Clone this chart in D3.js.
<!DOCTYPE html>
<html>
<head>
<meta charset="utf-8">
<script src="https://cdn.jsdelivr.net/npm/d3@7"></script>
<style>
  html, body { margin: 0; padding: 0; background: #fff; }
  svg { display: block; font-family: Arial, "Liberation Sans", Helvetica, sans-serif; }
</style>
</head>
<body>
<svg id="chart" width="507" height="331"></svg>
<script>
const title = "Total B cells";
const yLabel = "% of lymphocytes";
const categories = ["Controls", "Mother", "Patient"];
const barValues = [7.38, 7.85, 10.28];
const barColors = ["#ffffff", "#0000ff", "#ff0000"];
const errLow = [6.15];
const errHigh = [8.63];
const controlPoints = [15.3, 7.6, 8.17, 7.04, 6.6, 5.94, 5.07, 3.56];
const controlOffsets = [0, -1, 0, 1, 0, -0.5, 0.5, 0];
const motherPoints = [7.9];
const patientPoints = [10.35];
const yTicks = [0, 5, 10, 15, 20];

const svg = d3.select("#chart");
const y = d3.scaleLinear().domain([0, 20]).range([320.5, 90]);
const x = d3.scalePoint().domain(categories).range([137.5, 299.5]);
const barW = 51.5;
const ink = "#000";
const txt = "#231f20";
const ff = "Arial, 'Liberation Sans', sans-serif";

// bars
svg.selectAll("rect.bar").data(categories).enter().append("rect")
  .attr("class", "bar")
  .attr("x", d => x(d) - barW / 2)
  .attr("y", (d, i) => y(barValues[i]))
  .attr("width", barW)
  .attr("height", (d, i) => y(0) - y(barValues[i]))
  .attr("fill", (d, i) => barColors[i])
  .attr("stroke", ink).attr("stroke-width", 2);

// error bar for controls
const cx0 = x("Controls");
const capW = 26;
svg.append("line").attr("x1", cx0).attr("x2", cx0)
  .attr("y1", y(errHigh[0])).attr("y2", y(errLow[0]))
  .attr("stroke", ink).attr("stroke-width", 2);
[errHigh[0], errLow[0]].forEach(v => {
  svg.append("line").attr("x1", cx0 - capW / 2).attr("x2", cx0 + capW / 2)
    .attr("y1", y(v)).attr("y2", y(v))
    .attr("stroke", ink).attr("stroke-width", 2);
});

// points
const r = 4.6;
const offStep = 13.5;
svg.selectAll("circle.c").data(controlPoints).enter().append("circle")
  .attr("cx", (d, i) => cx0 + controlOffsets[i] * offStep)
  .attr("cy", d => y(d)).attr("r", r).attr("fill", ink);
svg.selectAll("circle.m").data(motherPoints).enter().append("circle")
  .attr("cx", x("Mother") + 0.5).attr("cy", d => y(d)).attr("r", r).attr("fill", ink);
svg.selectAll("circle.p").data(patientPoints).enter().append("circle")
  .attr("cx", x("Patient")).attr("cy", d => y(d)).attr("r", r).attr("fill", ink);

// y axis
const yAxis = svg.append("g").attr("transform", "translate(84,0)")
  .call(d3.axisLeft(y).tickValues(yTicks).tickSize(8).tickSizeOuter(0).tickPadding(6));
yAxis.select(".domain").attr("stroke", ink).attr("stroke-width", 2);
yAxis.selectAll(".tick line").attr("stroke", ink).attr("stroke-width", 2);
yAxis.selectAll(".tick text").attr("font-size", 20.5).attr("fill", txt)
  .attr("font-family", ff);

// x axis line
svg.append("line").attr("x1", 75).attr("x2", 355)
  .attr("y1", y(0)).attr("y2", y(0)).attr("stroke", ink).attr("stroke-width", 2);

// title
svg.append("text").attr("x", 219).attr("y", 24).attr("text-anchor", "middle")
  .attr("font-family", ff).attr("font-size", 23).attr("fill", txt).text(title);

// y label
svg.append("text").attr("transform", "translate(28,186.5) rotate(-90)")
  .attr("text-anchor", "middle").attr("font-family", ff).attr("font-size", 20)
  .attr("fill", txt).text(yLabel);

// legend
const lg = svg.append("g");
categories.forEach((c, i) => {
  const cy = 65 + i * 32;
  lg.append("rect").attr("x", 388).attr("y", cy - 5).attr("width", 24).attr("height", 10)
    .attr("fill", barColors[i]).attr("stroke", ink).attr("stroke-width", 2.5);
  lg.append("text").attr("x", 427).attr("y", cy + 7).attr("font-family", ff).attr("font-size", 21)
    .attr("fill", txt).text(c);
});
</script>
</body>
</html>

════════

Return all of the data precisely as it appears.

Clone this chart in D3.js.
<!DOCTYPE html>
<html>
<head>
<meta charset="utf-8">
<script src="https://cdn.jsdelivr.net/npm/d3@7"></script>
<style>
  html, body { margin: 0; padding: 0; background: #fff; }
  svg { display: block; font-family: Arial, "Liberation Sans", Helvetica, sans-serif; }
</style>
</head>
<body>
<svg id="chart" width="507" height="331"></svg>
<script>
const title = "Total B cells";
const yLabel = "% of lymphocytes";
const categories = ["Controls", "Mother", "Patient"];
const barValues = [7.38, 7.85, 10.28];
const barColors = ["#ffffff", "#0000ff", "#ff0000"];
const errLow = [6.15];
const errHigh = [8.63];
const controlPoints = [15.3, 7.6, 8.17, 7.04, 6.6, 5.94, 5.07, 3.56];
const controlOffsets = [0, -1, 0, 1, 0, -0.5, 0.5, 0];
const motherPoints = [7.9];
const patientPoints = [10.35];
const yTicks = [0, 5, 10, 15, 20];

const svg = d3.select("#chart");
const y = d3.scaleLinear().domain([0, 20]).range([320.5, 90]);
const x = d3.scalePoint().domain(categories).range([137.5, 299.5]);
const barW = 51.5;
const ink = "#000";
const txt = "#231f20";
const ff = "Arial, 'Liberation Sans', sans-serif";

// bars
svg.selectAll("rect.bar").data(categories).enter().append("rect")
  .attr("class", "bar")
  .attr("x", d => x(d) - barW / 2)
  .attr("y", (d, i) => y(barValues[i]))
  .attr("width", barW)
  .attr("height", (d, i) => y(0) - y(barValues[i]))
  .attr("fill", (d, i) => barColors[i])
  .attr("stroke", ink).attr("stroke-width", 2);

// error bar for controls
const cx0 = x("Controls");
const capW = 26;
svg.append("line").attr("x1", cx0).attr("x2", cx0)
  .attr("y1", y(errHigh[0])).attr("y2", y(errLow[0]))
  .attr("stroke", ink).attr("stroke-width", 2);
[errHigh[0], errLow[0]].forEach(v => {
  svg.append("line").attr("x1", cx0 - capW / 2).attr("x2", cx0 + capW / 2)
    .attr("y1", y(v)).attr("y2", y(v))
    .attr("stroke", ink).attr("stroke-width", 2);
});

// points
const r = 4.6;
const offStep = 13.5;
svg.selectAll("circle.c").data(controlPoints).enter().append("circle")
  .attr("cx", (d, i) => cx0 + controlOffsets[i] * offStep)
  .attr("cy", d => y(d)).attr("r", r).attr("fill", ink);
svg.selectAll("circle.m").data(motherPoints).enter().append("circle")
  .attr("cx", x("Mother") + 0.5).attr("cy", d => y(d)).attr("r", r).attr("fill", ink);
svg.selectAll("circle.p").data(patientPoints).enter().append("circle")
  .attr("cx", x("Patient")).attr("cy", d => y(d)).attr("r", r).attr("fill", ink);

// y axis
const yAxis = svg.append("g").attr("transform", "translate(84,0)")
  .call(d3.axisLeft(y).tickValues(yTicks).tickSize(8).tickSizeOuter(0).tickPadding(6));
yAxis.select(".domain").attr("stroke", ink).attr("stroke-width", 2);
yAxis.selectAll(".tick line").attr("stroke", ink).attr("stroke-width", 2);
yAxis.selectAll(".tick text").attr("font-size", 20.5).attr("fill", txt)
  .attr("font-family", ff);

// x axis line
svg.append("line").attr("x1", 75).attr("x2", 355)
  .attr("y1", y(0)).attr("y2", y(0)).attr("stroke", ink).attr("stroke-width", 2);

// title
svg.append("text").attr("x", 219).attr("y", 24).attr("text-anchor", "middle")
  .attr("font-family", ff).attr("font-size", 23).attr("fill", txt).text(title);

// y label
svg.append("text").attr("transform", "translate(28,186.5) rotate(-90)")
  .attr("text-anchor", "middle").attr("font-family", ff).attr("font-size", 20)
  .attr("fill", txt).text(yLabel);

// legend
const lg = svg.append("g");
categories.forEach((c, i) => {
  const cy = 65 + i * 32;
  lg.append("rect").attr("x", 388).attr("y", cy - 5).attr("width", 24).attr("height", 10)
    .attr("fill", barColors[i]).attr("stroke", ink).attr("stroke-width", 2.5);
  lg.append("text").attr("x", 427).attr("y", cy + 7).attr("font-family", ff).attr("font-size", 21)
    .attr("fill", txt).text(c);
});
</script>
</body>
</html>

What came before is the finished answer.